### TASK DETAILS
Pick out each line containing the string "React".

### DATA SHOWN

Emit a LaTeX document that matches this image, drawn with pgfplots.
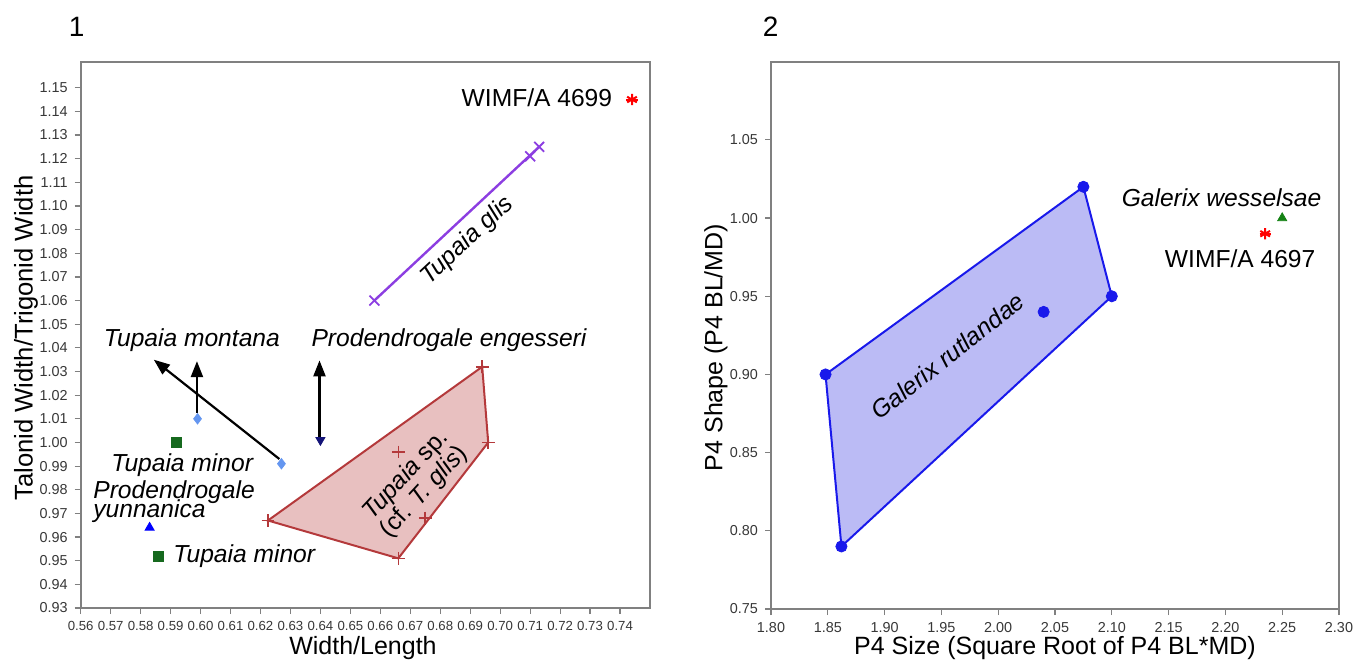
\documentclass[border=0pt]{standalone}
\usepackage{fontspec}
\setmainfont{Liberation Sans}
\usepackage{pgfplots}
\pgfplotsset{compat=1.18}
\usetikzlibrary{arrows.meta}
\definecolor{tsfill}{RGB}{232,192,192}
\definecolor{tsdraw}{RGB}{180,57,59}
\definecolor{glis}{RGB}{140,62,225}
\definecolor{ltblue}{RGB}{100,150,240}
\definecolor{dkgreen}{RGB}{22,105,30}
\definecolor{navyt}{RGB}{20,20,120}
\definecolor{grfill}{RGB}{187,187,245}
\definecolor{grdraw}{RGB}{25,25,235}
\definecolor{gwgreen}{RGB}{20,130,20}
\definecolor{framegray}{RGB}{128,128,128}
\definecolor{ticktext}{RGB}{55,55,55}
\pgfplotsset{
  common/.style={
    scale only axis, anchor=south west, clip=false,
    axis line style={framegray, line width=1pt},
    every tick/.style={framegray, line width=0.6pt},
    tick align=outside, major tick length=3pt,
    xtick pos=left, ytick pos=left,
    ticklabel style={font=\fontsize{7.2}{8}\selectfont, text=ticktext},
    /pgf/number format/assume math mode=true,
    /pgf/number format/fixed, /pgf/number format/fixed zerofill,
    /pgf/number format/precision=2,
  }
}
\begin{document}
\begin{tikzpicture}
\path[use as bounding box] (0,0) rectangle (683.5pt,333pt);
% ---------------- panel 1 ----------------
\begin{axis}[common,
  at={(40.35pt,29pt)}, width=284.65pt, height=273.15pt,
  xmin=0.56, xmax=0.75, ymin=0.93, ymax=1.161,
  xtick={0.56,0.57,0.58,0.59,0.60,0.61,0.62,0.63,0.64,0.65,0.66,0.67,0.68,0.69,0.70,0.71,0.72,0.73,0.74},
  ytick={0.93,0.94,0.95,0.96,0.97,0.98,0.99,1.00,1.01,1.02,1.03,1.04,1.05,1.06,1.07,1.08,1.09,1.10,1.11,1.12,1.13,1.14,1.15},
  xticklabel style={font=\fontsize{6.6}{8}\selectfont, inner xsep=0pt},
]
% Tupaia sp. (cf. T. glis) hull
\addplot[fill=tsfill, draw=tsdraw, line width=1pt] coordinates {
 (0.6225,0.967) (0.694,1.032) (0.696,1.000) (0.666,0.951)} -- cycle;
\addplot[only marks, mark=+, mark size=3.2pt, tsdraw, line width=0.8pt] coordinates {
 (0.6225,0.967) (0.694,1.032) (0.696,1.000) (0.666,0.951) (0.666,0.996) (0.675,0.968)};
% Tupaia glis
\addplot[glis, line width=1.2pt] coordinates {(0.658,1.060) (0.713,1.125)};
\addplot[only marks, mark=x, mark size=3.5pt, glis, line width=0.9pt] coordinates {
 (0.658,1.060) (0.710,1.121) (0.713,1.125)};
% WIMF/A 4699
\addplot[only marks, mark=asterisk, mark size=2.8pt, red, line width=1pt] coordinates {(0.744,1.145)};
\addplot[only marks, mark=+, mark size=2.8pt, red, line width=1pt] coordinates {(0.744,1.145)};
% Tupaia montana
\addplot[only marks, mark=diamond*, mark size=2.6pt, ltblue] coordinates {(0.599,1.010) (0.627,0.991)};
% Tupaia minor
\addplot[only marks, mark=square*, mark size=2.5pt, dkgreen] coordinates {(0.592,1.000) (0.586,0.952)};
% Prodendrogale yunnanica
\addplot[only marks, mark=triangle*, mark size=2.6pt, blue] coordinates {(0.583,0.964)};
% Prodendrogale engesseri
\addplot[only marks, mark=triangle*, mark size=2.6pt, navyt, mark options={rotate=180}] coordinates {(0.640,1.001)};
% arrows
\addplot[black, line width=1.1pt, -{Triangle[length=8pt,width=6pt]}] coordinates {(0.5988,1.0125) (0.5988,1.0344)};
\addplot[black, line width=1.1pt, -{Triangle[length=8pt,width=6pt]}] coordinates {(0.6263,0.993) (0.5844,1.035)};
\addplot[black, line width=1.1pt, -{Triangle[length=8pt,width=6pt]}] coordinates {(0.6397,1.0023) (0.6397,1.0347)};
% labels
\node[anchor=east, font=\fontsize{12.3}{14}\selectfont] at (axis cs:0.7397,1.1457) {WIMF/A 4699};
\node[rotate=43, font=\fontsize{12.3}{14}\selectfont] at (axis cs:0.6891,1.0852) {\textit{Tupaia glis}};
\node[font=\fontsize{12.3}{14}\selectfont] at (axis cs:0.5971,1.0433) {\textit{Tupaia montana}};
\node[anchor=west, font=\fontsize{12.3}{14}\selectfont] at (axis cs:0.6347,1.0431) {\textit{Prodendrogale engesseri}};
\node[font=\fontsize{12.3}{14}\selectfont] at (axis cs:0.594,0.9906) {\textit{Tupaia minor}};
\node[anchor=west, font=\fontsize{12.3}{14}\selectfont, inner sep=0pt] at (axis cs:0.5641,0.9789) {\textit{Prodendrogale}};
\node[anchor=west, font=\fontsize{12.3}{14}\selectfont, inner sep=0pt] at (axis cs:0.5641,0.9708) {\textit{yunnanica}};
\node[anchor=west, font=\fontsize{12.3}{14}\selectfont, inner sep=0pt] at (axis cs:0.5908,0.952) {\textit{Tupaia minor}};
\node[rotate=47, align=center, font=\fontsize{12.3}{12.5}\selectfont] at (axis cs:0.6716,0.9825) {\textit{Tupaia} sp.\\(cf. \textit{T. glis})};
\end{axis}
% ---------------- panel 2 ----------------
\begin{axis}[common,
  at={(385.5pt,28.5pt)}, width=284pt, height=273.65pt,
  xmin=1.80, xmax=2.30, ymin=0.75, ymax=1.10,
  xtick={1.80,1.85,1.90,1.95,2.00,2.05,2.10,2.15,2.20,2.25,2.30},
  ytick={0.75,0.80,0.85,0.90,0.95,1.00,1.05},
]
\addplot[fill=grfill, draw=grdraw, line width=1pt] coordinates {
 (1.848,0.900) (2.075,1.020) (2.100,0.950) (1.862,0.790)} -- cycle;
\addplot[only marks, mark=*, mark size=2.8pt, grdraw] coordinates {
 (1.848,0.900) (2.075,1.020) (2.100,0.950) (1.862,0.790) (2.040,0.940)};
\addplot[only marks, mark=triangle*, mark size=2.6pt, gwgreen] coordinates {(2.250,1.000)};
\addplot[only marks, mark=asterisk, mark size=2.8pt, red, line width=1pt] coordinates {(2.235,0.990)};
\addplot[only marks, mark=+, mark size=2.8pt, red, line width=1pt] coordinates {(2.235,0.990)};
\node[anchor=east, font=\fontsize{12.3}{14}\selectfont] at (axis cs:2.2907,1.0133) {\textit{Galerix wesselsae}};
\node[font=\fontsize{12.3}{14}\selectfont] at (axis cs:2.213,0.9742) {WIMF/A 4697};
\node[rotate=38.4, font=\fontsize{12.3}{14}\selectfont] at (axis cs:1.9556,0.9119) {\textit{Galerix rutlandae}};
\end{axis}
% axis titles and panel numbers
\node[rotate=90, font=\fontsize{12.8}{14}\selectfont] at (13pt,164pt) {Talonid Width/Trigonid Width};
\node[font=\fontsize{12.5}{14}\selectfont] at (181.5pt,9pt) {Width/Length};
\node[rotate=90, font=\fontsize{12.5}{14}\selectfont] at (358pt,159.25pt) {P4 Shape (P4 BL/MD)};
\node[font=\fontsize{12.5}{14}\selectfont] at (527.5pt,9pt) {P4 Size (Square Root of P4 BL*MD)};
\node[font=\fontsize{14}{16}\selectfont] at (38.35pt,319.65pt) {1};
\node[font=\fontsize{14}{16}\selectfont] at (385.35pt,319.5pt) {2};
\end{tikzpicture}
\end{document}
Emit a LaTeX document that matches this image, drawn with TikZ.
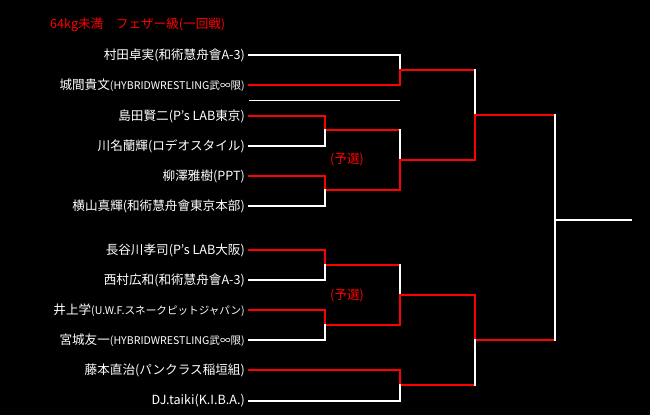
\documentclass[tikz,border=0pt]{standalone}
\usepackage{fontspec}
\setmainfont{Noto Sans CJK JP}
\begin{document}
\begin{tikzpicture}[x=1pt,y=-1pt,
  nm/.style={anchor=east,text=white,inner sep=0pt,font=\fontsize{12.6}{13}\selectfont},
  wl/.style={draw=white,line width=1.8pt,line cap=rect},
  rl/.style={draw=red,line width=1.8pt,line cap=rect},
  lab/.style={text=red,inner sep=0pt,font=\fontsize{12.6}{13}\selectfont}]
\newcommand\smp[1]{{\fontsize{10.6}{11}\selectfont #1}}
\fill[black] (0,0) rectangle (650,415);
\useasboundingbox (0,0) rectangle (650,415);
\node[lab,anchor=west] (title) at (50,25) {64kg未満\quad フェザー級(一回戦)};
\foreach \i/\y in {1/55,2/85,3/116,4/146,5/176,6/206,7/250,8/280,9/310,10/340,11/370,12/401}
  \coordinate (p\i) at (249,\y);
\node[nm] (n1) at (245,55) {村田卓実(和術慧舟會A-3)};
\node[nm] (n2) at (245,85) {城間貴文\smp{(HYBRIDWRESTLING武∞限)}};
\node[nm] (n3) at (245,116) {島田賢二(P's LAB東京)};
\node[nm] (n4) at (245,146) {川名蘭輝(ロデオスタイル)};
\node[nm] (n5) at (245,176) {柳澤雅樹(PPT)};
\node[nm] (n6) at (245,206) {横山真輝(和術慧舟會東京本部)};
\node[nm] (n7) at (245,250) {長谷川孝司(P's LAB大阪)};
\node[nm] (n8) at (245,280) {西村広和(和術慧舟會A-3)};
\node[nm] (n9) at (245,310) {井上学\smp{(U.W.F.スネークピットジャパン)}};
\node[nm] (n10) at (245,340) {宮城友一\smp{(HYBRIDWRESTLING武∞限)}};
\node[nm] (n11) at (245,370) {藤本直治(パンクラス稲垣組)};
\node[nm] (n12) at (245,401) {DJ.taiki(K.I.B.A.)};
\node[lab] (q1) at (347,160) {(予選)};
\node[lab] (q2) at (347,296) {(予選)};
\coordinate (s1) at (249,100); \coordinate (s2) at (400,100);
\draw[draw=white,line width=1pt] (s1) -- (s2);
\draw[wl] (p1) -| (400,70);
\draw[rl] (p2) -| (400,70) -- (475,70);
\draw[rl] (p3) -| (325,130) -- (400,130);
\draw[wl] (p4) -| (325,130);
\draw[rl] (p5) -| (325,190) -- (400,190);
\draw[wl] (p6) -| (325,190);
\draw[wl] (400,130) -- (400,160);
\draw[rl] (400,190) -- (400,160) -- (475,160);
\draw[wl] (475,70) -- (475,115);
\draw[rl] (475,160) -- (475,115) -- (555,115);
\draw[rl] (p7) -| (325,265) -- (400,265);
\draw[wl] (p8) -| (325,265);
\draw[rl] (p9) -| (325,325) -- (400,325);
\draw[wl] (p10) -| (325,325);
\draw[wl] (400,265) -- (400,295);
\draw[rl] (400,325) -- (400,295) -- (475,295);
\draw[rl] (p11) -| (400,385) -- (475,385);
\draw[wl] (p12) -| (400,385);
\draw[rl] (475,295) -- (475,340) -- (555,340);
\draw[wl] (475,385) -- (475,340);
\coordinate (fin) at (631,220);
\draw[wl] (555,115) -- (555,340);
\draw[wl] (555,220) -- (fin);
\end{tikzpicture}
\end{document}
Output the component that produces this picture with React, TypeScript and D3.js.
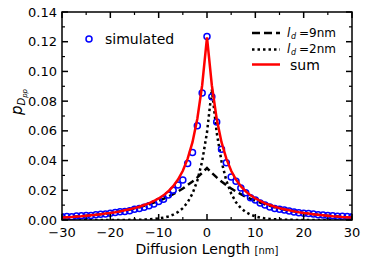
import React from "react";
import * as d3 from "d3";

const xsLine = d3.range(-30, 31);
const dashedVals = [
  0.0017, 0.0019, 0.0021, 0.0024, 0.0026, 0.0029, 0.0032, 0.0035, 0.0039, 0.0043, 0.0047,
  0.0052, 0.0058, 0.0064, 0.0071, 0.0078, 0.0086, 0.0096, 0.0105, 0.0117, 0.0129,
  0.0142, 0.0157, 0.0174, 0.0192, 0.0212, 0.0235, 0.0259, 0.0287, 0.0317, 0.035,
  0.0317, 0.0287, 0.0259, 0.0235, 0.0212, 0.0192, 0.0174, 0.0157, 0.0142, 0.0129,
  0.0117, 0.0105, 0.0096, 0.0086, 0.0078, 0.0071, 0.0064, 0.0058, 0.0052, 0.0047,
  0.0043, 0.0039, 0.0035, 0.0032, 0.0029, 0.0026, 0.0024, 0.0021, 0.0019, 0.0017,
];
const dottedVals = [
  0, 0, 0, 0, 0, 0, 0, 0, 0, 0, 0,
  0, 0, 0, 0.0001, 0.0001, 0.0002, 0.0003, 0.0005, 0.0007, 0.0011,
  0.0016, 0.0024, 0.0036, 0.0054, 0.008, 0.0119, 0.0178, 0.0265, 0.0395, 0.059, 0.088,
  0.059, 0.0395, 0.0265, 0.0178, 0.0119, 0.008, 0.0054, 0.0036, 0.0024, 0.0016,
  0.0011, 0.0007, 0.0005, 0.0003, 0.0002, 0.0001, 0.0001, 0, 0, 0,
  0, 0, 0, 0, 0, 0, 0, 0, 0, 0,
];
const sumVals = [
  0.0017, 0.0019, 0.0021, 0.0024, 0.0026, 0.0029, 0.0032, 0.0035, 0.0039, 0.0043, 0.0047,
  0.0052, 0.0058, 0.0065, 0.0072, 0.008, 0.0089, 0.0101, 0.0112, 0.0128, 0.0145,
  0.0166, 0.0193, 0.0228, 0.0272, 0.0331, 0.0413, 0.0524, 0.0682, 0.0907, 0.123,
  0.0907, 0.0682, 0.0524, 0.0413, 0.0331, 0.0272, 0.0228, 0.0193, 0.0166, 0.0145,
  0.0128, 0.0112, 0.0101, 0.0089, 0.008, 0.0072, 0.0065, 0.0058, 0.0052, 0.0047,
  0.0043, 0.0039, 0.0035, 0.0032, 0.0029, 0.0026, 0.0024, 0.0021, 0.0019, 0.0017,
];
const simVals = [
  0.0022, 0.0024, 0.0022, 0.0027, 0.0028, 0.003, 0.0031, 0.0036, 0.0038, 0.0041, 0.0045,
  0.005, 0.0055, 0.0058, 0.0063, 0.0072, 0.0078, 0.0085, 0.0096, 0.0108, 0.0125,
  0.014, 0.0168, 0.02, 0.0235, 0.027, 0.038, 0.0455, 0.0635, 0.0855, 0.1235,
  0.083, 0.066, 0.0476, 0.0385, 0.029, 0.026, 0.0215, 0.0184, 0.015, 0.0135,
  0.0115, 0.0101, 0.0088, 0.0078, 0.0072, 0.0067, 0.006, 0.0054, 0.0049, 0.0046,
  0.0043, 0.004, 0.0035, 0.0034, 0.003, 0.0028, 0.0026, 0.0025, 0.0023, 0.0022,
];
const xTicks = [-30, -20, -10, 0, 10, 20, 30];
const xMinor = [-25, -15, -5, 5, 15, 25];
const yTicks = [0, 0.02, 0.04, 0.06, 0.08, 0.1, 0.12, 0.14];
const yMinor = [0.01, 0.03, 0.05, 0.07, 0.09, 0.11, 0.13];
const legendLd = ["=9nm", "=2nm"];

const W = 371, H = 269;
const L = 62, R = 352, T = 12, B = 220;
const FONT = "DejaVu Sans, sans-serif";

export default function App() {
  const x = d3.scaleLinear().domain([-30, 30]).range([L, R]);
  const y = d3.scaleLinear().domain([0, 0.14]).range([B, T]);
  const line = (vals: number[]) =>
    d3.line<number>().x((_, i) => x(xsLine[i])).y((d) => y(d))(vals) as string;
  const fmtX = (v: number) => (v < 0 ? "\u2212" + Math.abs(v) : String(v));
  return (
    <svg width={W} height={H} style={{ position: "absolute", left: 0, top: 0, background: "#fff" }}>
      <defs>
        <clipPath id="clip">
          <rect x={L} y={T} width={R - L} height={B - T} />
        </clipPath>
      </defs>
      <g clipPath="url(#clip)">
        <path d={line(dashedVals)} fill="none" stroke="#000" strokeWidth={2.5} strokeDasharray="7,4" />
        <path d={line(dottedVals)} fill="none" stroke="#000" strokeWidth={2.5} strokeDasharray="2.5,3" />
        {simVals.map((v, i) => (
          <circle key={i} cx={x(xsLine[i])} cy={y(v)} r={3} fill="none" stroke="#0000ff" strokeWidth={1.5} />
        ))}
        <path d={line(sumVals)} fill="none" stroke="#ff0000" strokeWidth={2.5} />
      </g>
      {xTicks.map((t) => (
        <g key={"xt" + t}>
          <line x1={x(t)} x2={x(t)} y1={B} y2={B - 6} stroke="#000" strokeWidth={1.5} />
          <line x1={x(t)} x2={x(t)} y1={T} y2={T + 6} stroke="#000" strokeWidth={1.5} />
          <text x={x(t)} y={237} textAnchor="middle" fontFamily={FONT} fontSize={13}>{fmtX(t)}</text>
        </g>
      ))}
      {xMinor.map((t) => (
        <g key={"xm" + t}>
          <line x1={x(t)} x2={x(t)} y1={B} y2={B - 3} stroke="#000" strokeWidth={1.2} />
          <line x1={x(t)} x2={x(t)} y1={T} y2={T + 3} stroke="#000" strokeWidth={1.2} />
        </g>
      ))}
      {yTicks.map((t) => (
        <g key={"yt" + t}>
          <line x1={L} x2={L + 6} y1={y(t)} y2={y(t)} stroke="#000" strokeWidth={1.5} />
          <line x1={R} x2={R - 6} y1={y(t)} y2={y(t)} stroke="#000" strokeWidth={1.5} />
          <text x={57} y={y(t) + 4.5} textAnchor="end" fontFamily={FONT} fontSize={13}>{t.toFixed(2)}</text>
        </g>
      ))}
      {yMinor.map((t) => (
        <g key={"ym" + t}>
          <line x1={L} x2={L + 3} y1={y(t)} y2={y(t)} stroke="#000" strokeWidth={1.2} />
          <line x1={R} x2={R - 3} y1={y(t)} y2={y(t)} stroke="#000" strokeWidth={1.2} />
        </g>
      ))}
      <rect x={L} y={T} width={R - L} height={B - T} fill="none" stroke="#000" strokeWidth={1.5} />
      <text x={207} y={254} textAnchor="middle" fontFamily={FONT} fontSize={14}>
        Diffusion Length <tspan fontSize={10}>[nm]</tspan>
      </text>
      <text transform="translate(22,102) rotate(-90)" textAnchor="middle" fontFamily={FONT} fontSize={15}>
        <tspan fontStyle="italic">p</tspan>
        <tspan fontStyle="italic" fontSize={10} dy={3}>D</tspan>
        <tspan fontStyle="italic" fontSize={7} dy={2}>pp</tspan>
      </text>
      <circle cx={89} cy={39} r={3} fill="none" stroke="#0000ff" strokeWidth={1.5} />
      <text x={105} y={44} fontFamily={FONT} fontSize={14}>simulated</text>
      <line x1={252} x2={280} y1={33} y2={33} stroke="#000" strokeWidth={2.5} strokeDasharray="8,4" />
      <line x1={252} x2={280} y1={49.5} y2={49.5} stroke="#000" strokeWidth={2.5} strokeDasharray="2.5,3" />
      {legendLd.map((s, i) => (
        <g key={s}>
          <text x={287} y={37 + i * 16} fontFamily={FONT} fontSize={12} fontStyle="italic">l</text>
          <text x={291} y={39 + i * 16} fontFamily={FONT} fontSize={8} fontStyle="italic">d</text>
          <text x={299} y={37 + i * 16} fontFamily={FONT} fontSize={12}>{s}</text>
        </g>
      ))}
      <line x1={252} x2={280} y1={64.5} y2={64.5} stroke="#ff0000" strokeWidth={2.5} />
      <text x={290} y={70} fontFamily={FONT} fontSize={14}>sum</text>
    </svg>
  );
}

### TASK RESULT
Output the component that produces this picture with React, TypeScript and D3.js.
import React from "react";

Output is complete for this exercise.